Elective cataract surgery is the most commonly performed surgical procedure in the NHS. In bilateral cataracts, the eye with greatest vision impairment from cataract is operated on first. First-eye surgery can improve vision and quality of life. However, it is unclear whether or not cataract surgery on the second eye provides enough incremental benefit to be considered clinically effective and cost-effective.

OBJECTIVE

To conduct a systematic review of clinical effectiveness and analysis of cost-effectiveness of second-eye cataract surgery in England and Wales, based on an economic model informed by systematic reviews of cost-effectiveness and quality of life.

DATA SOURCES

Twelve electronic bibliographic databases, including MEDLINE, EMBASE, Web of Science, The Cochrane Library and the Centre for Reviews and Dissemination databases were searched from database inception to April 2013, with searches updated in July 2013. Reference lists of relevant publications were also checked and experts consulted.

REVIEW METHODS

Two reviewers independently screened references, extracted and checked data from the included studies and appraised their risk of bias. Based on the review of cost-effectiveness, a de novo economic model was developed to estimate the cost-effectiveness of second-eye surgery in bilateral cataract patients. The model is based on changes in quality of life following second-eye surgery and includes post-surgical complications.

RESULTS

Three randomised controlled trials (RCTs) of clinical effectiveness, three studies of cost-effectiveness and 10 studies of health-related quality of life (HRQoL) met the inclusion criteria for the systematic reviews and, where possible, were used to inform the economic analysis. Heterogeneity of studies precluded meta-analyses, and instead data were synthesised narratively. The RCTs assessed visual acuity, contrast sensitivity, stereopsis and several measures of HRQoL. Improvements in binocular visual acuity and contrast sensitivity were small and unlikely to be of clinical significance, but stereopsis was improved to a clinically meaningful extent following second-eye surgery. Studies did not provide evidence that second-eye surgery significantly affected HRQoL, apart from an improvement in the mental health component of HRQoL in one RCT. In the model, second-eye surgery generated 0.68 incremental quality-adjusted life-years with an incremental cost-effectiveness ratio of £1964. Model results were most sensitive to changes in the utility gain associated with second-eye surgery, but otherwise robust to changes in parameter values.
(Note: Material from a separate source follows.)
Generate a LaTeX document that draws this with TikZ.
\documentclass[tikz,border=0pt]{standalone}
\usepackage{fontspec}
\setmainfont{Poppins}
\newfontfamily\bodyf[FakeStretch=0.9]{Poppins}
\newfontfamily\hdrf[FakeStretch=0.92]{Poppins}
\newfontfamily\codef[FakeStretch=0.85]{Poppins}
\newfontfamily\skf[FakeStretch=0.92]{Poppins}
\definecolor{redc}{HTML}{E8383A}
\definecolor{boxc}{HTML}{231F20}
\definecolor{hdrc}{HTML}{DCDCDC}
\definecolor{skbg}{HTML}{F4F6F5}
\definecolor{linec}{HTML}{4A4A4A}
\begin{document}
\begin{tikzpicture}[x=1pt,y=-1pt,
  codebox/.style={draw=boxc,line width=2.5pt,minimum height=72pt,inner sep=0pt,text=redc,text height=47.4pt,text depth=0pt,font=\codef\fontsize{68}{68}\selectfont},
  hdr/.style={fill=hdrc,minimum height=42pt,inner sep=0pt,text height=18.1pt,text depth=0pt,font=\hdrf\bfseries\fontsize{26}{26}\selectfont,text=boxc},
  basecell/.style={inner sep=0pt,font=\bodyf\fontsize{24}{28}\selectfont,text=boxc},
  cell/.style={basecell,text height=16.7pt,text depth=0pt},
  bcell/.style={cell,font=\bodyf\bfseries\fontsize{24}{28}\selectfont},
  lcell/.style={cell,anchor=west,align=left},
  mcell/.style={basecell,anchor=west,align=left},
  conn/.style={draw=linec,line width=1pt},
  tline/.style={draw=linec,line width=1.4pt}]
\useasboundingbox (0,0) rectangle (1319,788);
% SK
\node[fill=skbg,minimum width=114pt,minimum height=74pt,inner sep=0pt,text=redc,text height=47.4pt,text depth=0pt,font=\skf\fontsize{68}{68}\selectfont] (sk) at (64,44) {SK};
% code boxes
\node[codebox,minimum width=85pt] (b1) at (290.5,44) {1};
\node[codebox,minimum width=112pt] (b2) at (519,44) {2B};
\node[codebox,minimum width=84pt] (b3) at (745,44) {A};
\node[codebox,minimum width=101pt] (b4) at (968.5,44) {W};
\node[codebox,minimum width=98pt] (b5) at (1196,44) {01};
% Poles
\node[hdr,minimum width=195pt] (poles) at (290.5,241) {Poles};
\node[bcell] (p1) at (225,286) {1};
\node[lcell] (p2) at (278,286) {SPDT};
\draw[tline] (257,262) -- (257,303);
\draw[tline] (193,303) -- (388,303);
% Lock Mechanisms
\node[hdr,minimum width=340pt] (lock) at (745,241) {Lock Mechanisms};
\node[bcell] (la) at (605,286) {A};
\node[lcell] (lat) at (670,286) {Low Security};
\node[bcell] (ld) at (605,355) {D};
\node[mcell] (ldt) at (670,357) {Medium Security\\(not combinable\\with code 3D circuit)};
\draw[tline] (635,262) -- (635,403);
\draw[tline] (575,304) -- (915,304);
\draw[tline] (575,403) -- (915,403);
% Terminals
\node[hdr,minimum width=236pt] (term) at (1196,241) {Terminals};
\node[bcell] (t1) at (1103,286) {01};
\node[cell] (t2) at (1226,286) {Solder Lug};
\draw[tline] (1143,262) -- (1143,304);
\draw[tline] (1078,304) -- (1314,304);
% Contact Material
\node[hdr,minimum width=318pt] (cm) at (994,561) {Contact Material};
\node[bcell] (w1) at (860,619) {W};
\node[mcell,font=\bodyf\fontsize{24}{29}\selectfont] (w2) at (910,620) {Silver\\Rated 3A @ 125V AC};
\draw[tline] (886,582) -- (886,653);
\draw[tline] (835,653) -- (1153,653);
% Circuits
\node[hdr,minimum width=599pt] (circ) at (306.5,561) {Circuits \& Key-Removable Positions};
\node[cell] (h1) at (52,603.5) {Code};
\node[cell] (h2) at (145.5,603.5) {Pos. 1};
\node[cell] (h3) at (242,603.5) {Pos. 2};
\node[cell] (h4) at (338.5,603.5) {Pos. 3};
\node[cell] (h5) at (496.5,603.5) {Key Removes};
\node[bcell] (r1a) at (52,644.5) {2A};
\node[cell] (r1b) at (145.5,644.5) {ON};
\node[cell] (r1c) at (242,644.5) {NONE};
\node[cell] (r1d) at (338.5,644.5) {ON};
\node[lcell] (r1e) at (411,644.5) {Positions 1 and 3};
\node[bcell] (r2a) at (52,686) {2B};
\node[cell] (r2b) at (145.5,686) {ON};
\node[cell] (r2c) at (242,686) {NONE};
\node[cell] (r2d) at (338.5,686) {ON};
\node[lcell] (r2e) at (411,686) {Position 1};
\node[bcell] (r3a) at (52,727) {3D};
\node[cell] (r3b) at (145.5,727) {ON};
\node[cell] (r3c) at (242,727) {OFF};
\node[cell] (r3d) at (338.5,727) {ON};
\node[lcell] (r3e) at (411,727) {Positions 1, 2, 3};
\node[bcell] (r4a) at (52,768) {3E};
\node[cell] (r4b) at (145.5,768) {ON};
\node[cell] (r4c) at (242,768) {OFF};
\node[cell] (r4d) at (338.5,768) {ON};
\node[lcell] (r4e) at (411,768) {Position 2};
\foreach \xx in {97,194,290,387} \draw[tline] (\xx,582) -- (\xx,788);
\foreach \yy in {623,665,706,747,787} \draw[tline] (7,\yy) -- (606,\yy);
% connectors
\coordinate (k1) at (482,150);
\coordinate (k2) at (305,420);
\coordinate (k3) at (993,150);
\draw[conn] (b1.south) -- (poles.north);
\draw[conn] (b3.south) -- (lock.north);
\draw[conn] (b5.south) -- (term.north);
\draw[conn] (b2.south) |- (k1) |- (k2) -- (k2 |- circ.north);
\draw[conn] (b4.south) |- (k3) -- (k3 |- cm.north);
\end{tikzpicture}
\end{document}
The probability that second-eye surgery is cost-effective at willingness-to-pay thresholds of £10,000 and £20,000 is 100%.

LIMITATIONS

Clinical effectiveness studies were all conducted more than 9 years ago. Patients had good vision pre surgery which may not represent all patients eligible for second-eye surgery. For some vision-related patient-reported outcomes and HRQoL measures, thresholds for determining important clinical effects are either unclear or have not been determined.

CONCLUSIONS

Second-eye cataract surgery is generally cost-effective based on the best available data and under most assumptions. However, more up-to-date data are needed. A well-conducted RCT that reflects current populations and enables the estimation of health state utility values would be appropriate. Guidance is required on which vision-related, patient-reported outcomes are suitable for assessing effects of cataract surgery in the NHS and how these measures should be interpreted clinically.

STUDY REGISTRATION

This project is registered as PROSPERO CRD42013004211.

FUNDING

This project was funded by the National Institute for Health Research Health Technology Assessment programme.